=== Exercise objective ===
Keep the wording of each record exactly the same when you repeat it, and leave out pictures.

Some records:
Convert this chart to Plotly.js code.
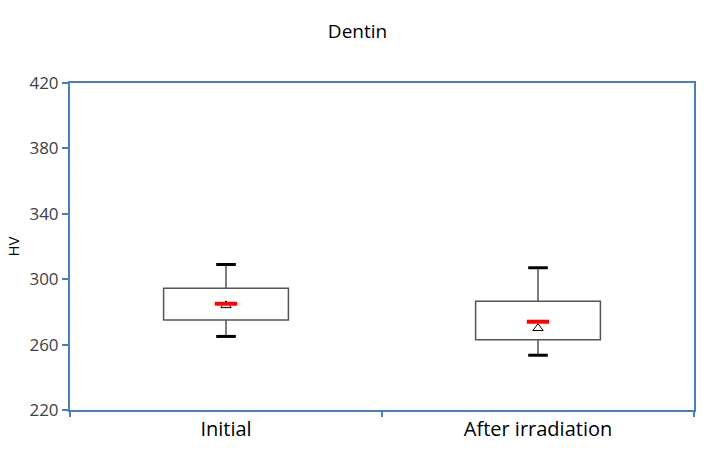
<!DOCTYPE html>
<html>
<head>
<meta charset="utf-8">
<script src="https://cdn.plot.ly/plotly-3.0.1.min.js"></script>
<style>
  html, body { margin: 0; padding: 0; background: #fff; }
  #chart { width: 708px; height: 462px; }
</style>
</head>
<body>
<div id="chart"></div>
<script>
// Dentin hardness (HV)
const groups = ['Initial', 'After irradiation'];
const lowerWhisker = [265, 253.5];
const q1 = [275, 263];
const median = [285, 274];
const q3 = [294.5, 286.5];
const upperWhisker = [309, 307];
const mean = [284, 270];

const BLUE = '#4a7ebb';
const FONT = '"Open Sans", "Noto Sans", sans-serif';

const traces = [
  // box body
  {
    type: 'bar', x: groups, base: q1, y: q3.map((v, i) => v - q1[i]),
    width: 0.4,
    marker: { color: '#ffffff', line: { color: '#555555', width: 1.5 } },
    hoverinfo: 'skip', showlegend: false,
  },
  // upper whisker + cap
  {
    type: 'scatter', mode: 'markers', x: groups, y: upperWhisker,
    marker: { symbol: 'line-ew-open', size: 14, color: '#000', line: { color: '#000', width: 3 } },
    error_y: { type: 'data', symmetric: false, array: [0, 0],
      arrayminus: upperWhisker.map((v, i) => v - q3[i]), width: 0, color: '#555555', thickness: 1.5 },
    hoverinfo: 'skip', showlegend: false,
  },
  // lower whisker + cap
  {
    type: 'scatter', mode: 'markers', x: groups, y: lowerWhisker,
    marker: { symbol: 'line-ew-open', size: 14, color: '#000', line: { color: '#000', width: 3 } },
    error_y: { type: 'data', symmetric: false, arrayminus: [0, 0],
      array: lowerWhisker.map((v, i) => q1[i] - v), width: 0, color: '#555555', thickness: 1.5 },
    hoverinfo: 'skip', showlegend: false,
  },
  // mean
  {
    type: 'scatter', mode: 'markers', x: groups, y: mean,
    marker: { symbol: 'triangle-up-open', size: 9, color: '#000', line: { color: '#000', width: 1 } },
    hoverinfo: 'skip', showlegend: false,
  },
  // median
  {
    type: 'scatter', mode: 'markers', x: groups, y: median,
    marker: { symbol: 'line-ew-open', size: 16, color: '#ff0000', line: { color: '#ff0000', width: 4 } },
    hoverinfo: 'skip', showlegend: false,
  },
];

const layout = {
  width: 708, height: 462,
  margin: { l: 70, r: 14, t: 83, b: 52 },
  paper_bgcolor: '#fff', plot_bgcolor: '#fff',
  font: { family: FONT, color: '#000' },
  title: { text: 'Dentin', font: { size: 19, color: '#000' }, x: 0.505, xanchor: 'center', y: 0.933, yanchor: 'middle' },
  bargap: 0.6,
  xaxis: {
    type: 'category', showgrid: false, zeroline: false,
    showline: true, linecolor: BLUE, linewidth: 2, mirror: true,
    ticks: 'outside', tickson: 'boundaries', ticklen: 5, tickcolor: BLUE, tickwidth: 2,
    tickfont: { size: 20, color: '#000' },
  },
  yaxis: {
    range: [220, 420], tickvals: [220, 260, 300, 340, 380, 420],
    showgrid: false, zeroline: false,
    showline: true, linecolor: BLUE, linewidth: 2, mirror: true,
    ticks: 'outside', ticklen: 6, tickcolor: BLUE, tickwidth: 2,
    tickfont: { size: 17, color: '#404040' },
    title: { text: 'HV', font: { size: 15, color: '#000' }, standoff: 6 },
  },
};

Plotly.newPlot('chart', traces, layout, { displayModeBar: false, staticPlot: true });
</script>
</body>
</html>
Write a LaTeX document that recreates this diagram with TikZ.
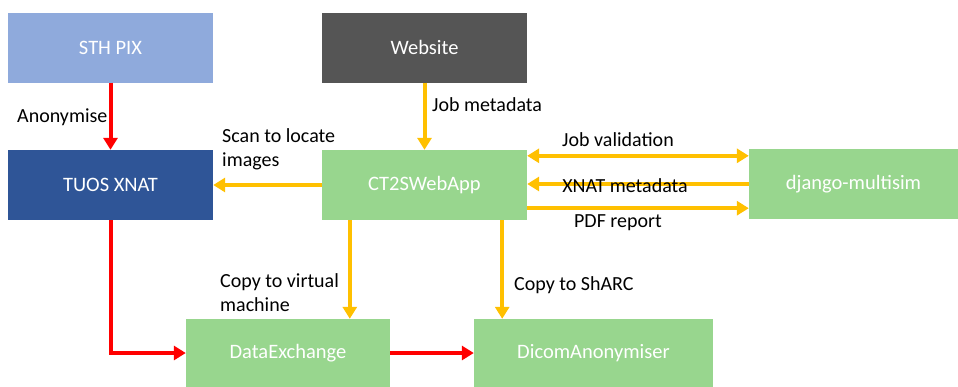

=== Answer to the problem ===
Convert this chart to Plotly.js code.
<!DOCTYPE html>
<html>
<head>
<meta charset="utf-8">
<script src="https://cdn.plot.ly/plotly-3.0.1.min.js"></script>
<style>
  html, body { margin: 0; padding: 0; background: #fff; }
  #chart { width: 708px; height: 462px; }
</style>
</head>
<body>
<div id="chart"></div>
<script>
// Dentin hardness (HV)
const groups = ['Initial', 'After irradiation'];
const lowerWhisker = [265, 253.5];
const q1 = [275, 263];
const median = [285, 274];
const q3 = [294.5, 286.5];
const upperWhisker = [309, 307];
const mean = [284, 270];

const BLUE = '#4a7ebb';
const FONT = '"Open Sans", "Noto Sans", sans-serif';

const traces = [
  // box body
  {
    type: 'bar', x: groups, base: q1, y: q3.map((v, i) => v - q1[i]),
    width: 0.4,
    marker: { color: '#ffffff', line: { color: '#555555', width: 1.5 } },
    hoverinfo: 'skip', showlegend: false,
  },
  // upper whisker + cap
  {
    type: 'scatter', mode: 'markers', x: groups, y: upperWhisker,
    marker: { symbol: 'line-ew-open', size: 14, color: '#000', line: { color: '#000', width: 3 } },
    error_y: { type: 'data', symmetric: false, array: [0, 0],
      arrayminus: upperWhisker.map((v, i) => v - q3[i]), width: 0, color: '#555555', thickness: 1.5 },
    hoverinfo: 'skip', showlegend: false,
  },
  // lower whisker + cap
  {
    type: 'scatter', mode: 'markers', x: groups, y: lowerWhisker,
    marker: { symbol: 'line-ew-open', size: 14, color: '#000', line: { color: '#000', width: 3 } },
    error_y: { type: 'data', symmetric: false, arrayminus: [0, 0],
      array: lowerWhisker.map((v, i) => q1[i] - v), width: 0, color: '#555555', thickness: 1.5 },
    hoverinfo: 'skip', showlegend: false,
  },
  // mean
  {
    type: 'scatter', mode: 'markers', x: groups, y: mean,
    marker: { symbol: 'triangle-up-open', size: 9, color: '#000', line: { color: '#000', width: 1 } },
    hoverinfo: 'skip', showlegend: false,
  },
  // median
  {
    type: 'scatter', mode: 'markers', x: groups, y: median,
    marker: { symbol: 'line-ew-open', size: 16, color: '#ff0000', line: { color: '#ff0000', width: 4 } },
    hoverinfo: 'skip', showlegend: false,
  },
];

const layout = {
  width: 708, height: 462,
  margin: { l: 70, r: 14, t: 83, b: 52 },
  paper_bgcolor: '#fff', plot_bgcolor: '#fff',
  font: { family: FONT, color: '#000' },
  title: { text: 'Dentin', font: { size: 19, color: '#000' }, x: 0.505, xanchor: 'center', y: 0.933, yanchor: 'middle' },
  bargap: 0.6,
  xaxis: {
    type: 'category', showgrid: false, zeroline: false,
    showline: true, linecolor: BLUE, linewidth: 2, mirror: true,
    ticks: 'outside', tickson: 'boundaries', ticklen: 5, tickcolor: BLUE, tickwidth: 2,
    tickfont: { size: 20, color: '#000' },
  },
  yaxis: {
    range: [220, 420], tickvals: [220, 260, 300, 340, 380, 420],
    showgrid: false, zeroline: false,
    showline: true, linecolor: BLUE, linewidth: 2, mirror: true,
    ticks: 'outside', ticklen: 6, tickcolor: BLUE, tickwidth: 2,
    tickfont: { size: 17, color: '#404040' },
    title: { text: 'HV', font: { size: 15, color: '#000' }, standoff: 6 },
  },
};

Plotly.newPlot('chart', traces, layout, { displayModeBar: false, staticPlot: true });
</script>
</body>
</html>
Write a LaTeX document that recreates this diagram with TikZ.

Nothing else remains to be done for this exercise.